Und weil diese daheim vorzugsweise in verführerischer Unterwäsche herumläuft oder gar nackt im Bad steht, interessieren Ermittler/Zuschauer sich bald kaum noch für die 500 Toten, sondern allein noch für die eine attraktive junge Frau. Im Unterschied zum hierin weit gebrocheneren Enemy of the State, einem Prä-9/11-Film, sind der Überwachungsstaat und das Eindringen in die letzte Intimität des Privatlebens, selbst der schiere Voyeurismus des Geschehens hier nun völlig und naiv positiv besetzt – es geht ja schließlich um »den Krieg gegen Terror«, da scheint offenbar alles gerechtfertigt. Zumal, als sich bald herausstellt, dass Carlin »mit der Vergangenheit kommunizieren«, und sogar leibhaftig in die Stunden vor dem Attentat zurückreisen kann. Wenn er also dessen Urheber rechtzeitig findet, könnte er das Attentat verhindern und vor allem Claire retten
Mit dem Aberwitz dieser mit Ungereimtheiten, pseudowissenschaftlichen Behauptungen und absurden Hypothesen aufgeladenen Story – Drehbuchautor ist Terri Rossio, der an Pirates of the Caribbean: The Curse of the Black Pearl mitgeschrieben hat und an The Mask of Zorro, beides vor allem
ironisch-reflexive Film, was sich von Déjà vu beim besten Willen nicht behaupten lässt – sollte man sich nicht länger abgeben, als mit Fragen nach der Plausibilität von Star Trek-Filmen. Um Plausibilität kann und muss es auch nicht gehen – nicht ohne Grund wird Déjà vu als »Mystery«-Thriller vermarktet und tatsächlich handelt es sich hier in erster Linie um wissenschaftlich verbrämte Esoterik in Form
eines Mainstream-Thrillers.

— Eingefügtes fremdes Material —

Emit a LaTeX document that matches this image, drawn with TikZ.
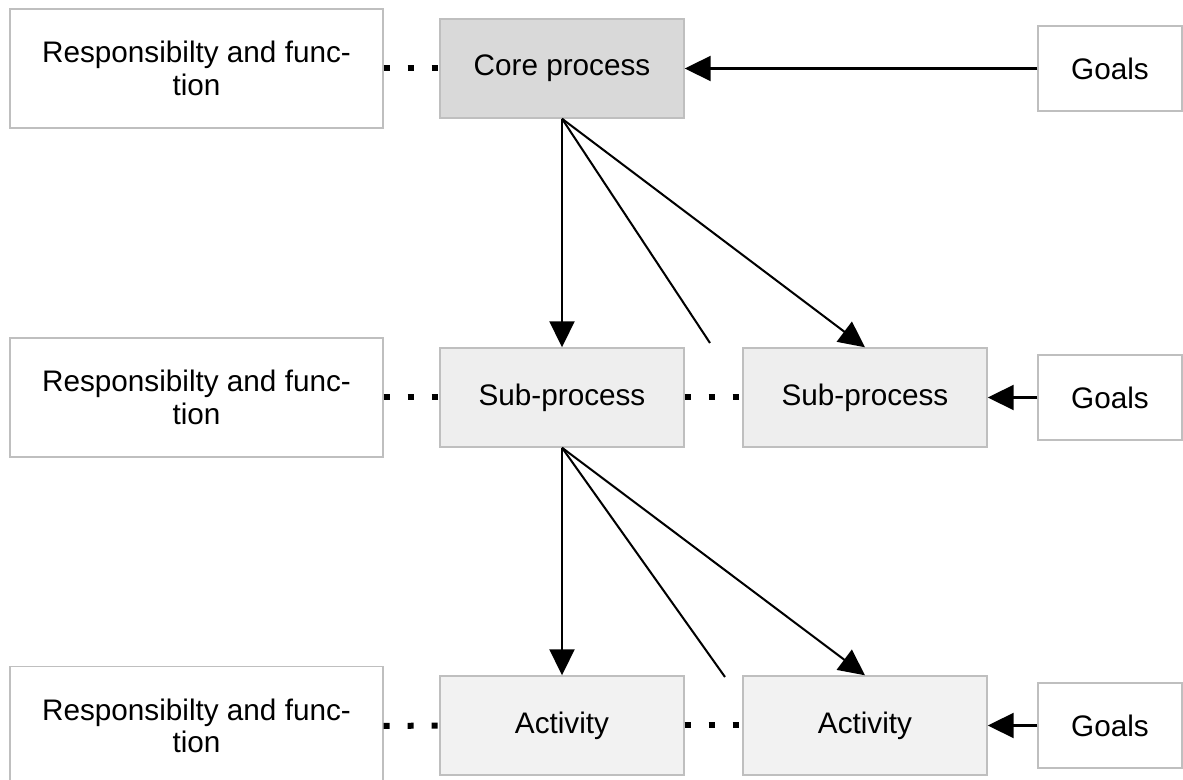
\documentclass[tikz,border=0pt]{standalone}
\usepackage{fontspec}
\setmainfont{Liberation Sans}
\usepackage{xcolor}
\usepackage{tikz}
\usetikzlibrary{arrows.meta, positioning}

\definecolor{boxline}{HTML}{BFBFBF}
\definecolor{corefill}{HTML}{D9D9D9}
\definecolor{subfill}{HTML}{EEEEEE}
\definecolor{actfill}{HTML}{F2F2F2}

\begin{document}
\begin{tikzpicture}
    % Define styles
    \tikzstyle{resp} = [rectangle, draw=boxline, fill=white, line width=0.8pt, minimum width=7.46cm, minimum height=2.38cm, align=center, font=\fontsize{16.9}{18.5}\selectfont]
    \tikzstyle{proc} = [rectangle, draw=boxline, line width=0.8pt, minimum width=4.88cm, minimum height=1.98cm, align=center, font=\fontsize{16.9}{18.5}\selectfont]
    \tikzstyle{goal} = [rectangle, draw=boxline, fill=white, line width=0.8pt, minimum width=2.88cm, minimum height=1.7cm, align=center, font=\fontsize{16.9}{18.5}\selectfont]
    \tikzstyle{arrow} = [-{Triangle[length=5.2mm, width=5mm]}, line width=1.15pt]
    \tikzstyle{plain} = [line width=1.15pt]
    \tikzstyle{dots} = [line width=0.12cm, dash pattern=on 0.12cm off 0.36cm]

    \useasboundingbox (0,0) rectangle (23.66,-15.6);

    % Top level
    \node[resp] (resp1) at (3.93,-1.37) {Responsibilty and func-\\tion};
    \node[proc, fill=corefill] (core) at (11.24,-1.37) {Core process};
    \node[goal] (goals1) at (22.2,-1.37) {Goals};

    % Sub-processes
    \node[resp] (resp2) at (3.93,-7.95) {Responsibilty and func-\\tion};
    \node[proc, fill=subfill] (sub1) at (11.24,-7.95) {Sub-process};
    \node[proc, fill=subfill] (sub2) at (17.3,-7.95) {Sub-process};
    \node[goal] (goals2) at (22.2,-7.95) {Goals};

    % Activities
    \node[resp] (resp3) at (3.93,-14.52) {Responsibilty and func-\\tion};
    \node[proc, fill=actfill] (act1) at (11.24,-14.51) {Activity};
    \node[proc, fill=actfill] (act2) at (17.3,-14.51) {Activity};
    \node[goal] (goals3) at (22.2,-14.51) {Goals};

    % Loose ends of the fan lines
    \coordinate (fan1) at (14.2,-6.86);
    \coordinate (fan2) at (14.5,-13.54);

    % Dotted links
    \draw[dots] (resp1.east) -- (core.west);
    \draw[dots] (resp2.east) -- (sub1.west);
    \draw[dots] (sub1.east) -- (sub2.west);
    \draw[dots] (resp3.east) -- (act1.west);
    \draw[dots] (act1.east) -- (act2.west);

    % Goals
    \draw[arrow] (goals1.west) -- (core.east);
    \draw[arrow] (goals2.west) -- (sub2.east);
    \draw[arrow] (goals3.west) -- (act2.east);

    % Breakdown
    \draw[arrow] (core.south) -- (sub1.north);
    \draw[plain] (core.south) -- (fan1);
    \draw[arrow] (core.south) -- (sub2.north);
    \draw[arrow] (sub1.south) -- (act1.north);
    \draw[plain] (sub1.south) -- (fan2);
    \draw[arrow] (sub1.south) -- (act2.north);

\end{tikzpicture}
\end{document}
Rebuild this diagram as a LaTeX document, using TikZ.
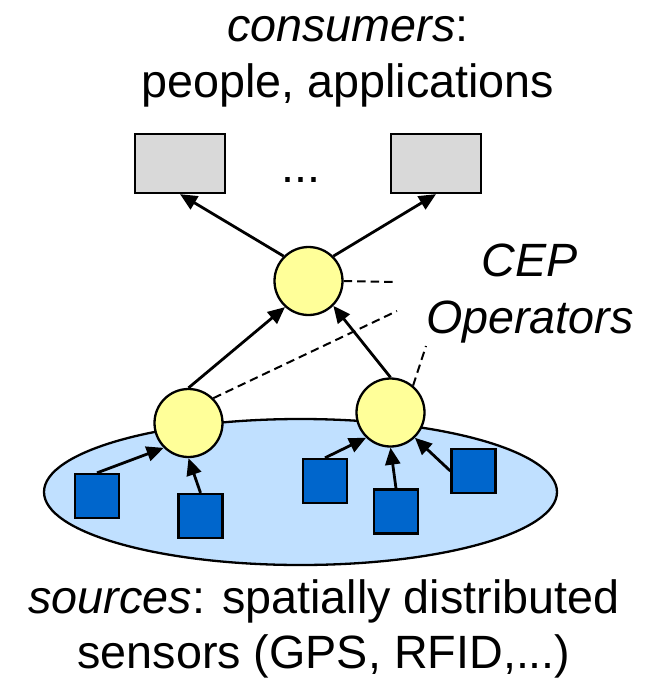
\documentclass[tikz,border=0pt]{standalone}
\usepackage{fontspec}
\setmainfont{Liberation Sans}
\usetikzlibrary{arrows.meta,shapes.geometric}
\definecolor{boxgray}{RGB}{217,217,217}
\definecolor{opyellow}{RGB}{255,255,153}
\definecolor{areablue}{RGB}{192,224,255}
\definecolor{sensorblue}{RGB}{0,102,204}
\begin{document}
\begin{tikzpicture}[x=1pt,y=-1pt,
  consumer/.style={draw=black, line width=2.3pt, fill=boxgray,
    minimum width=90pt, minimum height=59pt, inner sep=0pt},
  operator/.style={circle, draw=black, line width=2.3pt, fill=opyellow,
    minimum size=68pt, inner sep=0pt},
  sensor/.style={draw=black, line width=2.3pt, fill=sensorblue,
    minimum size=44pt, inner sep=0pt},
  area/.style={ellipse, draw=black, line width=2.3pt, fill=areablue,
    minimum width=513pt, minimum height=146pt, inner sep=0pt},
  flow/.style={line width=2.8pt, -{Triangle[length=17pt,width=15pt]}},
  link/.style={line width=2pt, dash pattern=on 8.5pt off 5pt},
  caption/.style={align=center, inner sep=0pt, anchor=base}]
\useasboundingbox (0,0) rectangle (657,681);

% region of the distributed sensors
\node[area] (field) at (300.5,492) {};

% consumers
\node[consumer] (c1) at (180,163.5) {};
\node[consumer] (c2) at (436,163.5) {};
\node[caption, font=\fontsize{46.7}{56}\selectfont] (dots) at (300.5,182) {...};

% CEP operators
\node[operator] (top) at (308.5,281) {};
\node[operator] (bl) at (188.5,423) {};
\node[operator] (br) at (390.5,412.5) {};

% sensors
\node[sensor] (s1) at (97,496) {};
\node[sensor] (s2) at (200.5,516) {};
\node[sensor] (s3) at (325,481) {};
\node[sensor] (s4) at (396,511.5) {};
\node[sensor] (s5) at (473.5,471) {};

% event flow
\draw[flow] (s1.north) -- (bl.225);
\draw[flow] (s2.north) -- (bl.south);
\draw[flow] (s3.north) -- (br.226);
\draw[flow] (s4.north) -- (br.south);
\draw[flow] (s5.west) -- (br.314);
\draw[flow] (bl.north) -- (top.228);
\draw[flow] (br.north) -- (top.315);
\draw[flow] (top.135) -- (c1.south);
\draw[flow] (top.45) -- (c2.south);

% leaders to the operator caption
\coordinate (d1) at (397,282);
\coordinate (d2) at (397,311);
\coordinate (d3) at (426,346);
\draw[link] (top.east) -- (d1);
\draw[link] (bl.45) -- (d2);
\draw[link] (br.50) -- (d3);

% captions (anchored at the baseline of their last line)
\node[caption, font=\fontsize{46.7}{56}\selectfont] (cons) at (348,97)
  {\textit{consumers}:\\people, applications};
\node[caption, font=\fontsize{46.7}{57}\selectfont] (ops) at (530,333)
  {\textit{CEP}\\\textit{Operators}};
\node[caption, font=\fontsize{46.7}{55}\selectfont] (srcs) at (324,668)
  {\textit{sources}: spatially distributed\\sensors (GPS, RFID,...)};
\end{tikzpicture}
\end{document}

Man hat die Voraussetzungen des Spiels zu akzeptieren. Déjà vu ist Action pur, laut und dynamisch, elegant inszeniert und so schnell geschnitten, dass man erst nach Kinoschluss zum Nachdenken kommt – und das sollte man dann besser bald wieder lassen.
Schwerer fällt allerdings schon ins Gewicht, dass dieser Film sich auch an seine selbstgesetzte Logik nicht hält – warum informiert der in die Vergangenheit
zurückgereiste Carlin dort nicht einfach seine Kollegen über die drohende Gefahr, was er mithilfe seines Zukunftswissens leicht und glaubwürdig könnte, sondern riskiert eine Wiederholung des Attentats? So stellt sich beim Zuschauer jener Widerwille ein, der typisch ist, wenn man sich reiner Willkür ausgesetzt fühlt. Der Film tut einfach, was er möchte, und die Idee eines »deus ex machina« erhält ganz ungeahnte Bedeutung, als der eben – »I heard, you are a patriot. Patriotism
requires sacrifice.« – im Vaterlandsdienst endgültig verstorbene Denzel Washington wiederaufersteht, unkaputtbar wie zuvor nur Jesus und Bruce »Unbreakable« Willis. Das ermöglicht unserem Helden zwar, sich nicht Laura-haft nur ins voyeuristische Abbild sondern erinnerungslos »unschuldig«
in die reale, nun doch überlebende Claire zu verlieben – es verletzt aber auch den unausgesprochen Vertrag mit dem Zuschauer, nach dem dieser nicht vollends an der Nase herumgeführt werden darf. Schade nur, dass es noch keine Gerichte gibt, wo sich derartiges Einklagen ließe – Hollywood hätte gerade in den letzten Jahren eine Menge zu prozessieren.
Da der Ort der Handlung die Stadt New Orleans ist, in der erstmals seit den Verheerungen durch den Hurrikan »Katrina« wieder gedreht wurde, erzählt der Film noch mindestens eine zweite Geschichte: Unausgesprochen, mitunter aber auch direkt angedeutet, stehen die vergangenen realen Katastrophen – »Katrina«, »9/11« und das Attentat von Oklahoma durch rechtsextremistische US-Terroristen – im Zentrum. Déjà vu dreht sich im Kern um nichts anderes, als um die Sehnsucht, diese Katastrophen ungeschehen zu machen, um den Tagtraum, die Uhr zurückzudrehen bis zu einem Ausgangspunkt in Unschuld, an dem alles gut und richtig ist – ein Kinderwunsch, wie er uns oft im Kino begegnet. So verständlich er gerade in diesem Fall ist, so verräterisch ist er für das kollektive Unbewusste der US-Gesellschaft, für eine immer noch unverarbeitete Traumatisierung, die ihre Spuren auch im Mainstreamkino hinterlässt. Und Tony Scott zeigt sich mit diesem Märchen für Erwachsene einmal mehr als wahrer, wenn auch etwas grober Romantiker.